Saved entries
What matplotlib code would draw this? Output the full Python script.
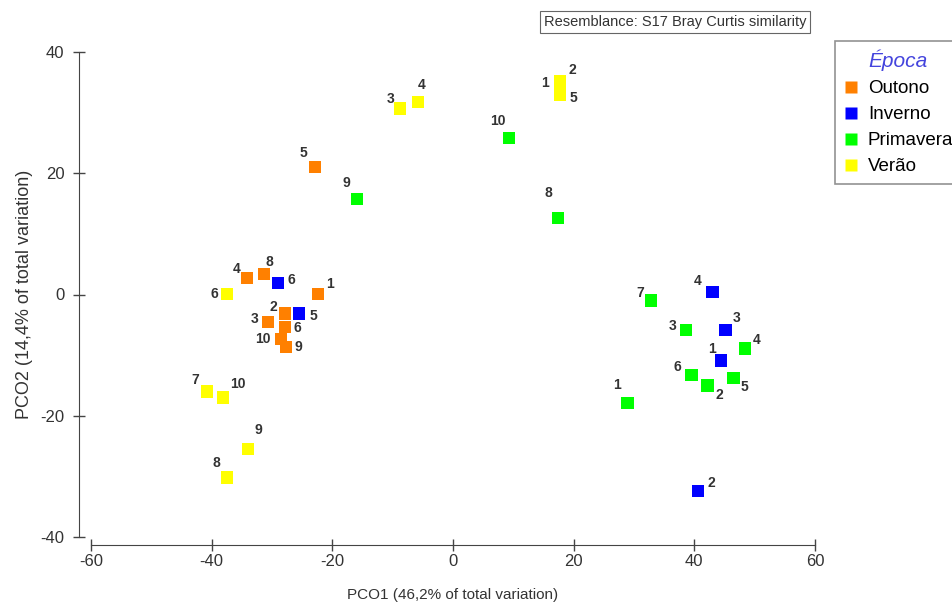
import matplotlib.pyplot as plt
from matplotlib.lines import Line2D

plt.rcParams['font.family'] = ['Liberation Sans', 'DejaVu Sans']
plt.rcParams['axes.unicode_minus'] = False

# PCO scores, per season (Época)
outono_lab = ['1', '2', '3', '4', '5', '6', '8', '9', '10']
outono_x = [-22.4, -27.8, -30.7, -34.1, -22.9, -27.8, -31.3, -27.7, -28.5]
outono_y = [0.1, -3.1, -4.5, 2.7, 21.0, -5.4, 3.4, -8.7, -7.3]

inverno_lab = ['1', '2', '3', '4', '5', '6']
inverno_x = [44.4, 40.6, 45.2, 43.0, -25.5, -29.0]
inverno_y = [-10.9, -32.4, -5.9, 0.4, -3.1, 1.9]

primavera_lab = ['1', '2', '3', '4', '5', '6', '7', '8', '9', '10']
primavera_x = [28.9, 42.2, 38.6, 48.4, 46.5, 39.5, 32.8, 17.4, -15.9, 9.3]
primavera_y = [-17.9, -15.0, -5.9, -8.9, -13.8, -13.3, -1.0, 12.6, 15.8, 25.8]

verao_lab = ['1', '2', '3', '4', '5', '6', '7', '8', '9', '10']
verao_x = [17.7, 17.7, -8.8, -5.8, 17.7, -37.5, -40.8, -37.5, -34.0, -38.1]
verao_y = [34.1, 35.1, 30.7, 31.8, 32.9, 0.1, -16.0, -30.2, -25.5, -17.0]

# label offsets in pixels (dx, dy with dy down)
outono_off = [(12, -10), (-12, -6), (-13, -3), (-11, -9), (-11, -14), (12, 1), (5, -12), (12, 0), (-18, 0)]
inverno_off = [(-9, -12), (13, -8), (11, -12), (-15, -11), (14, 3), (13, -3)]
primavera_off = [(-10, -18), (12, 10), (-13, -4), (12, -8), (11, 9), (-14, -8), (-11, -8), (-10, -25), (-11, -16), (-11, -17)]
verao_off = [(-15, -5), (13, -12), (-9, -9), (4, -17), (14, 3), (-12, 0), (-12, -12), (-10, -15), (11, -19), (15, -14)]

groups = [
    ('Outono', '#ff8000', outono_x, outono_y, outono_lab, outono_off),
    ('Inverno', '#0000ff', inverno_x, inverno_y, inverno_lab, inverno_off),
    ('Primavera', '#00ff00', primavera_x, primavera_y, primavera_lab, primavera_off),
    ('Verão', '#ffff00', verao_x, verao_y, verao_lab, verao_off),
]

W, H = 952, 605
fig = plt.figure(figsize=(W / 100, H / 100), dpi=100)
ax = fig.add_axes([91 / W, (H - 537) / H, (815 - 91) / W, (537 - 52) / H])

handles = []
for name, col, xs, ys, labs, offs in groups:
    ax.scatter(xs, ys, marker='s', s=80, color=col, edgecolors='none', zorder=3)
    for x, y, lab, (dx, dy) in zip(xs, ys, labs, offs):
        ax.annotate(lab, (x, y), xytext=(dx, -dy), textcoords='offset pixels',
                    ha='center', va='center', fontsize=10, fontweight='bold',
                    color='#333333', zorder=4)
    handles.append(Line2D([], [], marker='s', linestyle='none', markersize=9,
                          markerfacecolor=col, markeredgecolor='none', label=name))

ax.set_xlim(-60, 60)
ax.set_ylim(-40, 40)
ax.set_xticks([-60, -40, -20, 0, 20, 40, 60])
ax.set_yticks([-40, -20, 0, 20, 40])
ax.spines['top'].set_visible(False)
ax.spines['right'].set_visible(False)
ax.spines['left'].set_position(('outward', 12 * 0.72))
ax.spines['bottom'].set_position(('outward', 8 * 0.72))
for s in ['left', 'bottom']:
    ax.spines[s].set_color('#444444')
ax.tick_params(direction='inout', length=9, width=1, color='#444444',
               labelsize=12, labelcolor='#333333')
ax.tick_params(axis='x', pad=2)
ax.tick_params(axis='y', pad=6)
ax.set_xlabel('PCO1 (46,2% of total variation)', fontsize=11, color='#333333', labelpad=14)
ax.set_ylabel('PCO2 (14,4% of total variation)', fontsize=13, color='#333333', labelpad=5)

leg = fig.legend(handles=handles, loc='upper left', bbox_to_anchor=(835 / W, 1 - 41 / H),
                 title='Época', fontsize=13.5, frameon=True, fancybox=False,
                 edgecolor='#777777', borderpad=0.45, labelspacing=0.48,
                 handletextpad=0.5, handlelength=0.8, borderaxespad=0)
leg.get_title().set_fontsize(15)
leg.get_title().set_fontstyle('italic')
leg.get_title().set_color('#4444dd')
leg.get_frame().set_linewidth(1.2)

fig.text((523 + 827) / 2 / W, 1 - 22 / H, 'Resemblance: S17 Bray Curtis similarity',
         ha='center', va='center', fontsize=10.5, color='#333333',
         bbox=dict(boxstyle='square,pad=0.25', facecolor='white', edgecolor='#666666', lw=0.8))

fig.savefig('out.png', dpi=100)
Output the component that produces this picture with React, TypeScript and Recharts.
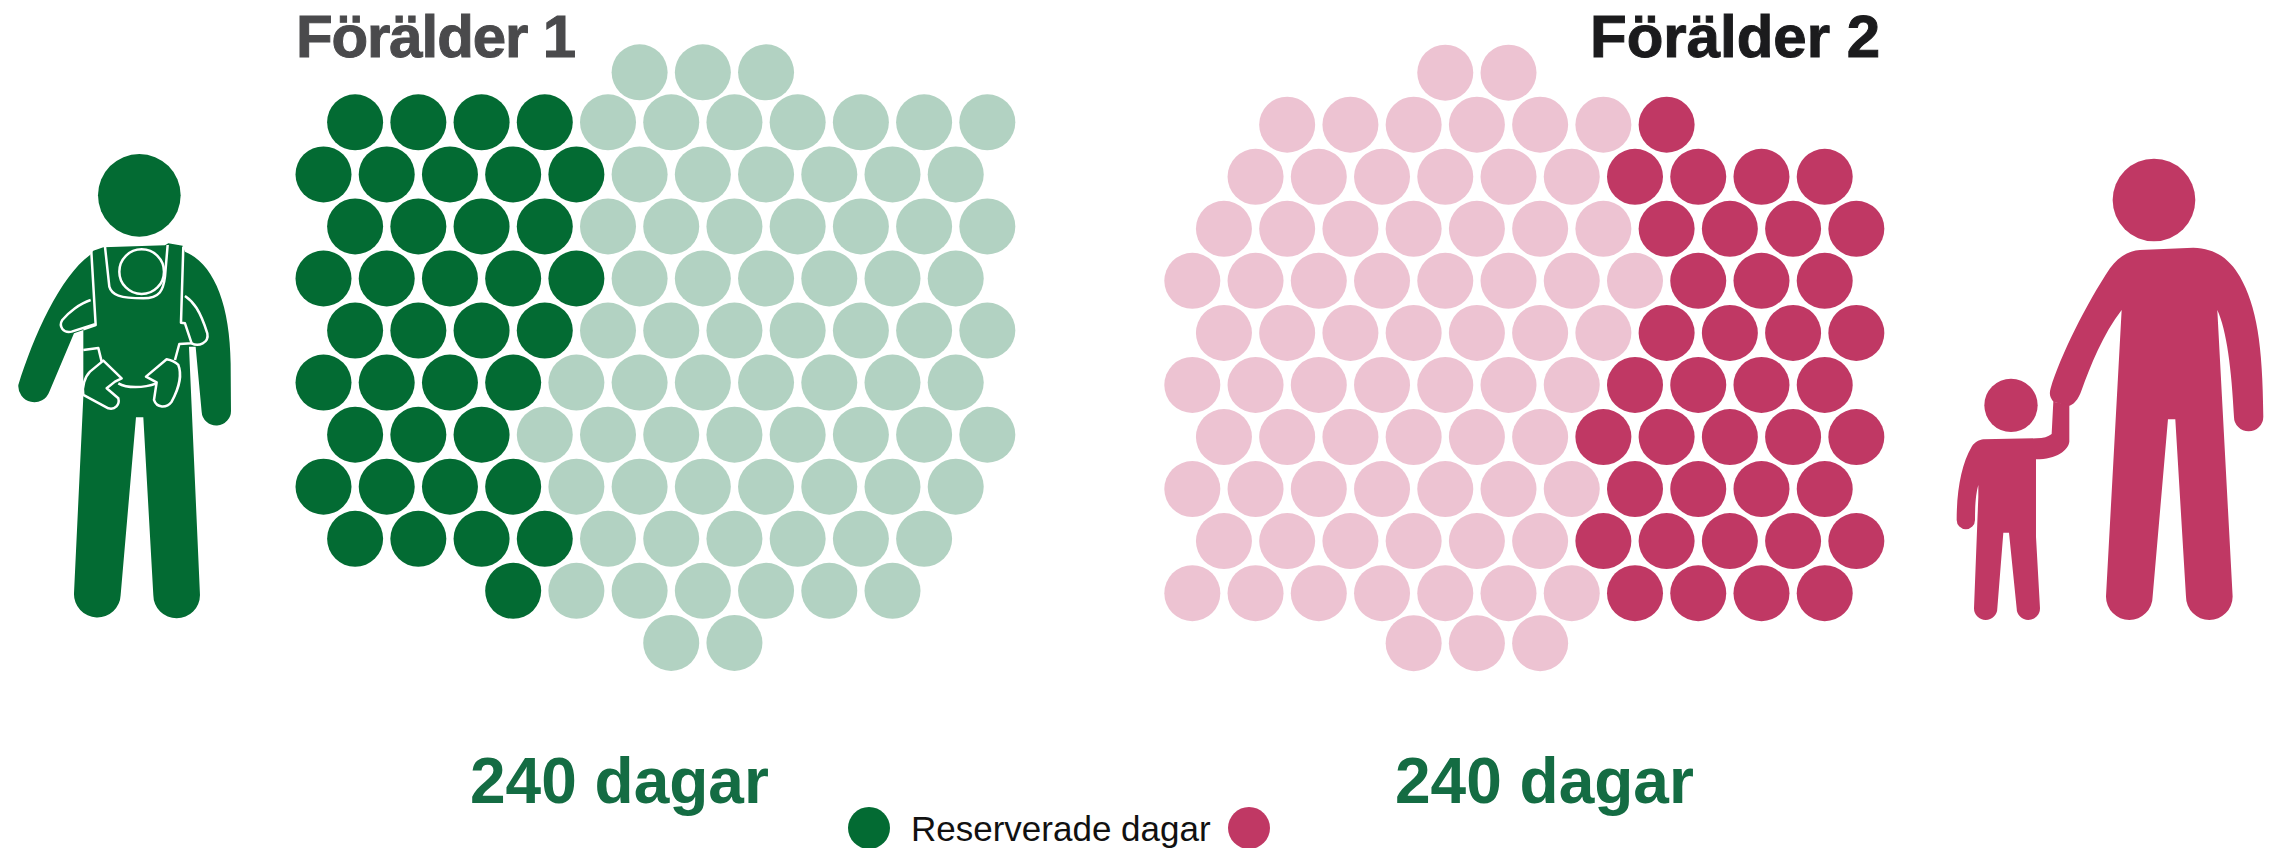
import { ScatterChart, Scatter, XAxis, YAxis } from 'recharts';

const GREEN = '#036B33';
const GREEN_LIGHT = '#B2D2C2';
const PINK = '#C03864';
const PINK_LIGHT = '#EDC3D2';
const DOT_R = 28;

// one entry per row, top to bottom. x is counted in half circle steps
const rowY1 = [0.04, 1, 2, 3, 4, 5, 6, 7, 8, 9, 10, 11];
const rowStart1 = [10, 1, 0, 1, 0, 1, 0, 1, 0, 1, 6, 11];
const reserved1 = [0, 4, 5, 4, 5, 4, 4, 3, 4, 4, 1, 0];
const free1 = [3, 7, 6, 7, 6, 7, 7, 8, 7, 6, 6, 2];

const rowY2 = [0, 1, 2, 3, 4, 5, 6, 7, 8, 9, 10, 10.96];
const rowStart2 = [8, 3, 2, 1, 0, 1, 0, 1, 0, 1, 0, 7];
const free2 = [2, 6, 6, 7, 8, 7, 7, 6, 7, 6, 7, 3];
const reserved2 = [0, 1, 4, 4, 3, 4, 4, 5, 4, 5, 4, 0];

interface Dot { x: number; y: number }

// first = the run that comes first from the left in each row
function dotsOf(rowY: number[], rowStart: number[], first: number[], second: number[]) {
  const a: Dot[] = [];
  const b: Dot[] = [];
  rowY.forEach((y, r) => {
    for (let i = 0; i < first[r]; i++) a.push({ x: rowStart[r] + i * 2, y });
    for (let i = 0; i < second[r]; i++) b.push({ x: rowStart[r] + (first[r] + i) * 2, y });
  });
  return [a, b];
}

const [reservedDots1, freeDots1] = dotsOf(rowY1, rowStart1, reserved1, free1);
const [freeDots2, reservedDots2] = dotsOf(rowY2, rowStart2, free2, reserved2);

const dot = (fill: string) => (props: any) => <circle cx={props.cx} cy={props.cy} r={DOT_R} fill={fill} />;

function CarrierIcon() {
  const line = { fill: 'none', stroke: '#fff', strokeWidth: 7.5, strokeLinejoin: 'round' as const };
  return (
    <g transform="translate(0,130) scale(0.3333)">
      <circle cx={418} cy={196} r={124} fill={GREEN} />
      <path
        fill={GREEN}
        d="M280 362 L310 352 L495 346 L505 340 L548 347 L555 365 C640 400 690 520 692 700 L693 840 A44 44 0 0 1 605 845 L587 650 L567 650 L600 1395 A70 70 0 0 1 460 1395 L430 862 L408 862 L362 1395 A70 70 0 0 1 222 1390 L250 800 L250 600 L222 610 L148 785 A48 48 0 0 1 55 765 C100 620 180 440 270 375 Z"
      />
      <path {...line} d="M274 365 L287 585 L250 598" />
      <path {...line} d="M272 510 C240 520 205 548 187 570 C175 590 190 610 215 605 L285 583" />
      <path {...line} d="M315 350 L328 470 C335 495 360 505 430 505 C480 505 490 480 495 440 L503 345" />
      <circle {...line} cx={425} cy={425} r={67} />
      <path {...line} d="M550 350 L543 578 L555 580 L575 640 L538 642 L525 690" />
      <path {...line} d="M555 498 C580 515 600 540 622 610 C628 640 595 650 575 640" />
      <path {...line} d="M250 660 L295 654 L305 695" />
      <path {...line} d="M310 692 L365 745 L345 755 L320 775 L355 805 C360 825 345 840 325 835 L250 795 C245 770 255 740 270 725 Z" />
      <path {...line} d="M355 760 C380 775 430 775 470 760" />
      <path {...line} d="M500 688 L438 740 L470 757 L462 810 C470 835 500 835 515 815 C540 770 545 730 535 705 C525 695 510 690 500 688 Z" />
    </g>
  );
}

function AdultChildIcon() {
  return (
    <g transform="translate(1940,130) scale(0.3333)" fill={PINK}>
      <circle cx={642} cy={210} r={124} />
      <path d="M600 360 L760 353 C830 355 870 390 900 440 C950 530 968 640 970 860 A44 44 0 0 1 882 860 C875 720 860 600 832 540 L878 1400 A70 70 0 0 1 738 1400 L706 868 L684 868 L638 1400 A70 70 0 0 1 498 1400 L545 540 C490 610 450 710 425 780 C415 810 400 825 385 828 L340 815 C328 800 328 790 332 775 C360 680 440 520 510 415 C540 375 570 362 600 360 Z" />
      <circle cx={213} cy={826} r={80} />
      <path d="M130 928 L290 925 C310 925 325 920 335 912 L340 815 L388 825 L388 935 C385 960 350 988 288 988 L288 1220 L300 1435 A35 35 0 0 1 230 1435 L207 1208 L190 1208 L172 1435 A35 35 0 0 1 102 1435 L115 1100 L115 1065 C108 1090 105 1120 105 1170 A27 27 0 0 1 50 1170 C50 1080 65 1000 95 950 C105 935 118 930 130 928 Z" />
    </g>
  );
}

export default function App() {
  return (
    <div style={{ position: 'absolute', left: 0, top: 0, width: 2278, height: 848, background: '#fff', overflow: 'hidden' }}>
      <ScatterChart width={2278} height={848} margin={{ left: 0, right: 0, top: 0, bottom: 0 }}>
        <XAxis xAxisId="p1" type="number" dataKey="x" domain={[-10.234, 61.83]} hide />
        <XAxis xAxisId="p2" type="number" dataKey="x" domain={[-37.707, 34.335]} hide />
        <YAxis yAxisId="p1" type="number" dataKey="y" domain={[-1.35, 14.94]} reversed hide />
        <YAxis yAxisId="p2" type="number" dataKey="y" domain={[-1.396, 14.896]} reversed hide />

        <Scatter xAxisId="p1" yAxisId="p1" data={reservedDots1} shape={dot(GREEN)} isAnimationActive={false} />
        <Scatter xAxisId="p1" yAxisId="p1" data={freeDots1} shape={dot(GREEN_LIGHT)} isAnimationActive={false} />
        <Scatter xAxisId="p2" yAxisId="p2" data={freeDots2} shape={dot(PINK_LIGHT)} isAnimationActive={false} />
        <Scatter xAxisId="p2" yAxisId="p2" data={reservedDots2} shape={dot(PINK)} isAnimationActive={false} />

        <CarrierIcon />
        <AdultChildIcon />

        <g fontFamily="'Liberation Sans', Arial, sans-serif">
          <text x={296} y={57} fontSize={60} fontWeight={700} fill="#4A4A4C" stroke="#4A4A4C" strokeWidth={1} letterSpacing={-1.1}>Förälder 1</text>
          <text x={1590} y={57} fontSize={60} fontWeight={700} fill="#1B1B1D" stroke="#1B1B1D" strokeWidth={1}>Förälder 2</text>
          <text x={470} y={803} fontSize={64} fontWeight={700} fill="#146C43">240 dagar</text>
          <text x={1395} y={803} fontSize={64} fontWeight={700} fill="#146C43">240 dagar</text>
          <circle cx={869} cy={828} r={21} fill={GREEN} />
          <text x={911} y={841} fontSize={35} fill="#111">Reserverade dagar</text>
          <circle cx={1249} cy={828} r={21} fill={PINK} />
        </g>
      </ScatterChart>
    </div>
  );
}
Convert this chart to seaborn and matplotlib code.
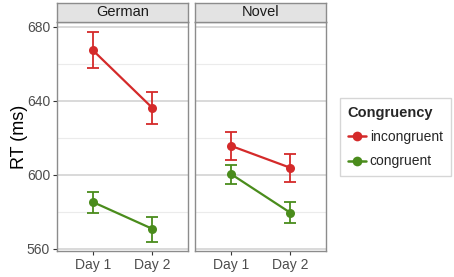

» **Stated goal**: Repeat exactly and only the lines from the start of the data above through the line that holds "-19), (15, -14)]", inclusive. Pictures do not belong in the copy.

» **Solution for this exercise**:
What matplotlib code would draw this? Output the full Python script.
import matplotlib.pyplot as plt
from matplotlib.lines import Line2D

plt.rcParams['font.family'] = ['Liberation Sans', 'DejaVu Sans']
plt.rcParams['axes.unicode_minus'] = False

# PCO scores, per season (Época)
outono_lab = ['1', '2', '3', '4', '5', '6', '8', '9', '10']
outono_x = [-22.4, -27.8, -30.7, -34.1, -22.9, -27.8, -31.3, -27.7, -28.5]
outono_y = [0.1, -3.1, -4.5, 2.7, 21.0, -5.4, 3.4, -8.7, -7.3]

inverno_lab = ['1', '2', '3', '4', '5', '6']
inverno_x = [44.4, 40.6, 45.2, 43.0, -25.5, -29.0]
inverno_y = [-10.9, -32.4, -5.9, 0.4, -3.1, 1.9]

primavera_lab = ['1', '2', '3', '4', '5', '6', '7', '8', '9', '10']
primavera_x = [28.9, 42.2, 38.6, 48.4, 46.5, 39.5, 32.8, 17.4, -15.9, 9.3]
primavera_y = [-17.9, -15.0, -5.9, -8.9, -13.8, -13.3, -1.0, 12.6, 15.8, 25.8]

verao_lab = ['1', '2', '3', '4', '5', '6', '7', '8', '9', '10']
verao_x = [17.7, 17.7, -8.8, -5.8, 17.7, -37.5, -40.8, -37.5, -34.0, -38.1]
verao_y = [34.1, 35.1, 30.7, 31.8, 32.9, 0.1, -16.0, -30.2, -25.5, -17.0]

# label offsets in pixels (dx, dy with dy down)
outono_off = [(12, -10), (-12, -6), (-13, -3), (-11, -9), (-11, -14), (12, 1), (5, -12), (12, 0), (-18, 0)]
inverno_off = [(-9, -12), (13, -8), (11, -12), (-15, -11), (14, 3), (13, -3)]
primavera_off = [(-10, -18), (12, 10), (-13, -4), (12, -8), (11, 9), (-14, -8), (-11, -8), (-10, -25), (-11, -16), (-11, -17)]
verao_off = [(-15, -5), (13, -12), (-9, -9), (4, -17), (14, 3), (-12, 0), (-12, -12), (-10, -15), (11, -19), (15, -14)]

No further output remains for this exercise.